Arief Rubianto: Beberapa dari mereka mengetahui tentang konservasi hewan liar di Sumatera, tapi tidak ada tindakan yang cukup dari mereka. Yang paling penting adalah dukungan dan contoh tindakan dari pemimpin pemerintahan dan staff mereka, karena sebagian dari mereka masih menggunakan bagian tubuh hewan-hewan tersebut sebagai [simbol] prestis pada publik. Beberapa kelompok pemburu dan pedagang ilegal mendapat dukungan dari staff pemerintah. Situasi ini akan menjadi makin buruk jika penduduk setempat mengikuti contoh tersebut.
TENTANG MASA DEPAN
Mongabay.com: Dengan adanya banyak tekanan pada hewan liar di Sumatera seberapa optimiskah Anda bahwa spesies ini akan bertahan?

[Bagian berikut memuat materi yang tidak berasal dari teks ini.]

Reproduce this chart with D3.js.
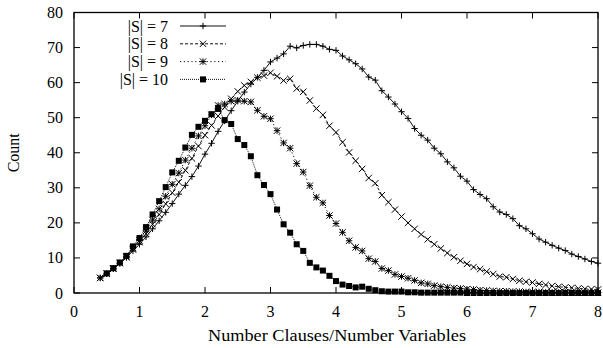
<!DOCTYPE html>
<html>
<head>
<meta charset="utf-8">
<script src="https://cdn.jsdelivr.net/npm/d3@7"></script>
<style>
  body { margin: 0; background: #fff; }
  text { font-family: "Liberation Serif", "Times New Roman", serif; fill: #000; }
</style>
</head>
<body>
<script>
// ratio clauses/variables, step 0.1
const xs = [0.4,0.5,0.6,0.7,0.8,0.9,1.0,1.1,1.2,1.3,1.4,1.5,1.6,1.7,1.8,1.9,2.0,2.1,2.2,2.3,
  2.4,2.5,2.6,2.7,2.8,2.9,3.0,3.1,3.2,3.3,3.4,3.5,3.6,3.7,3.8,3.9,4.0,4.1,4.2,4.3,
  4.4,4.5,4.6,4.7,4.8,4.9,5.0,5.1,5.2,5.3,5.4,5.5,5.6,5.7,5.8,5.9,6.0,6.1,6.2,6.3,
  6.4,6.5,6.6,6.7,6.8,6.9,7.0,7.1,7.2,7.3,7.4,7.5,7.6,7.7,7.8,7.9,8.0];

const s7 = [4.3,5.5,6.9,8.4,10.1,12.0,13.9,16.0,18.3,20.6,23.0,25.5,28.2,30.7,
  33.2,36.2,39.6,42.7,46.1,49.1,52.0,54.7,57.3,59.6,
  61.5,63.5,65.9,67.0,68.2,70.4,69.9,70.6,70.9,70.9,
  70.4,69.5,69.2,67.6,66.5,65.4,63.9,61.6,60.7,57.7,
  55.9,53.9,51.7,49.8,46.9,45.0,43.6,41.3,39.7,37.4,
  35.7,33.3,31.9,29.5,28.1,26.9,24.6,23.1,22.4,21.2,
  19.2,18.3,16.9,15.4,14.5,13.6,12.8,12.1,11.1,10.4,
  9.7,9.0,8.5];
const s8 = [4.3,5.5,6.9,8.5,10.2,12.4,14.5,16.9,19.6,22.4,25.4,28.6,31.6,35.0,
  38.4,41.9,45.0,47.8,50.5,53.0,55.4,57.5,59.2,60.2,
  61.4,62.0,62.8,61.8,60.6,61.1,58.3,57.4,54.9,52.6,
  50.8,47.7,45.8,43.0,40.1,37.7,35.4,32.8,31.3,27.9,
  25.9,23.8,21.8,20.0,18.3,16.7,15.3,13.9,12.7,11.4,
  10.2,9.2,8.3,7.4,6.8,6.1,5.4,4.7,4.5,4.0,
  3.5,3.2,3.0,2.6,2.3,2.0,1.8,1.6,1.5,1.3,
  1.2,1.1,1.0];
const s9 = [4.3,5.5,7.0,8.6,10.4,12.8,15.0,17.7,20.8,24.0,27.6,31.0,34.2,37.9,
  41.3,44.8,47.7,50.8,53.5,53.9,54.7,55.0,54.7,54.5,
  52.1,50.4,49.7,46.3,42.8,41.3,36.9,34.5,30.6,27.3,
  25.7,22.1,19.8,17.3,14.9,13.0,12.0,9.8,9.0,7.0,
  6.4,5.3,4.7,4.2,3.6,2.9,2.6,2.1,1.8,1.6,
  1.4,1.3,1.1,1.0,0.8,0.7,0.6,0.5,0.5,0.4,
  0.4,0.3,0.3,0.3,0.2,0.2,0.2,0.2,0.1,0.1,
  0.1,0.1,0.1];
const s10 = [null,5.6,7.1,8.7,10.6,13.3,15.7,18.8,22.4,26.2,30.2,34.4,37.7,41.5,
  45.1,47.4,49.1,51.0,52.5,49.3,48.2,43.9,42.2,39.0,
  33.6,30.8,28.2,23.8,19.6,17.2,13.9,12.0,8.6,7.3,
  6.4,4.9,3.4,2.4,2.0,1.6,1.8,1.2,0.8,0.5,
  0.4,0.4,0.4,0.2,0.2,0.1,0.1,0.1,0.1,0.1,
  0.1,0.1,0.0,0.0,0.0,0.0,0.0,0.0,0.0,0.0,
  0.0,0.0,0.0,0.0,0.0,0.0,0.0,0.0,0.0,0.0,
  0.0,0.0,0.0];

const seriesNames = ['|S| = 7', '|S| = 8', '|S| = 9', '|S| = 10'];
const seriesValues = [s7, s8, s9, s10];
const xTicks = [0, 1, 2, 3, 4, 5, 6, 7, 8];
const yTicks = [0, 10, 20, 30, 40, 50, 60, 70, 80];

const width = 603, height = 348;
const margin = {left: 74, right: 5, top: 12.5, bottom: 55};
const fs = 16;

const svg = d3.select('body').append('svg')
  .attr('width', width)
  .attr('height', height);

const x = d3.scaleLinear().domain([0, 8]).range([margin.left, width - margin.right]);
const y = d3.scaleLinear().domain([0, 80]).range([height - margin.bottom, margin.top]);

// line styles as gnuplot draws them
const dashes = [null, '3,2', '1.2,2.6', '1,1'];
const markers = ['plus', 'cross', 'star', 'square'];

function drawMarker(g, type, cx, cy) {
  const s = 3.2;
  if (type === 'square') {
    g.append('rect').attr('x', cx - 3).attr('y', cy - 3).attr('width', 6).attr('height', 6)
      .attr('fill', '#000');
    return;
  }
  let d = '';
  if (type === 'plus' || type === 'star') d += `M${cx - s},${cy}H${cx + s}M${cx},${cy - s}V${cy + s}`;
  if (type === 'cross' || type === 'star') d += `M${cx - s},${cy - s}L${cx + s},${cy + s}M${cx - s},${cy + s}L${cx + s},${cy - s}`;
  g.append('path').attr('d', d).attr('stroke', '#000').attr('stroke-width', 1).attr('fill', 'none');
}

// series
const line = d3.line()
  .defined(d => d[1] != null)
  .x(d => x(d[0]))
  .y(d => y(d[1]));

seriesValues.forEach((vals, i) => {
  const pts = xs.map((v, j) => [v, vals[j]]);
  const g = svg.append('g');
  g.append('path')
    .attr('d', line(pts))
    .attr('fill', 'none')
    .attr('stroke', '#111')
    .attr('stroke-width', 1)
    .attr('stroke-dasharray', dashes[i]);
  pts.filter(p => p[1] != null).forEach(p => drawMarker(g, markers[i], x(p[0]), y(p[1])));
});

// border box + inward ticks on all sides
const box = svg.append('g');
box.append('rect')
  .attr('x', x(0)).attr('y', y(80))
  .attr('width', x(8) - x(0)).attr('height', y(0) - y(80))
  .attr('fill', 'none').attr('stroke', '#000').attr('stroke-width', 1.3);

const tl = 6;
xTicks.forEach(t => {
  box.append('line').attr('x1', x(t)).attr('x2', x(t)).attr('y1', y(0)).attr('y2', y(0) - tl)
    .attr('stroke', '#000');
  box.append('line').attr('x1', x(t)).attr('x2', x(t)).attr('y1', y(80)).attr('y2', y(80) + tl)
    .attr('stroke', '#000');
  box.append('text').attr('x', x(t)).attr('y', y(0) + 24)
    .attr('text-anchor', 'middle').attr('font-size', fs).text(t);
});
yTicks.forEach(t => {
  box.append('line').attr('x1', x(0)).attr('x2', x(0) + tl).attr('y1', y(t)).attr('y2', y(t))
    .attr('stroke', '#000');
  box.append('line').attr('x1', x(8)).attr('x2', x(8) - tl).attr('y1', y(t)).attr('y2', y(t))
    .attr('stroke', '#000');
  box.append('text').attr('x', x(0) - 11).attr('y', y(t) + 5.5)
    .attr('text-anchor', 'end').attr('font-size', fs).text(t);
});

// axis titles
svg.append('text')
  .attr('x', 208).attr('y', 341)
  .attr('font-size', 17)
  .attr('textLength', 258).attr('lengthAdjust', 'spacingAndGlyphs')
  .text('Number Clauses/Number Variables');
svg.append('text')
  .attr('transform', `translate(19,${(y(0) + y(80)) / 2}) rotate(-90)`)
  .attr('text-anchor', 'middle').attr('font-size', fs)
  .text('Count');

// legend
const legend = svg.append('g');
seriesNames.forEach((name, i) => {
  const ly = 26 + i * 17.8;
  legend.append('text').attr('x', 168).attr('y', ly + 5.5)
    .attr('text-anchor', 'end').attr('font-size', fs).text(name);
  legend.append('line').attr('x1', 180).attr('x2', 226).attr('y1', ly).attr('y2', ly)
    .attr('stroke', '#111').attr('stroke-width', 1).attr('stroke-dasharray', dashes[i]);
  drawMarker(legend, markers[i], 203, ly);
});
</script>
</body>
</html>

Arief Rubianto: Saya percaya hanya 40 % hewan liar Sumatera masih akan bertahan di 10 tahun ke depan, jika kita – pemerintah dan stakeholder – tidak mengubah perilaku kita segera. Untuk saat ini, hanya sedikit sumber program perlindungan bagi mereka yang bekerja di hutan.
Mongabay.com: Saya membaca sebuah artikel bahwa istri dan anak Anda hidup di Jawa. Apakah masih seperti itu? Seberapa sering Anda bisa bertemu keluarga Anda?
Arief Rubianto: Sejak menikah di tahun 1996, saya telah duabelas kali memindahkan rumah kami di tiga propinsi. Sejak tahun 2010 keluarga saya tinggal di Jawa, karena pendidikan untuk anak kami sangat penting. Saya kembali bersama keluarga saya setiap satu atau dua bulan, untuk tujuh atau delapan hari, tergantung situasinya.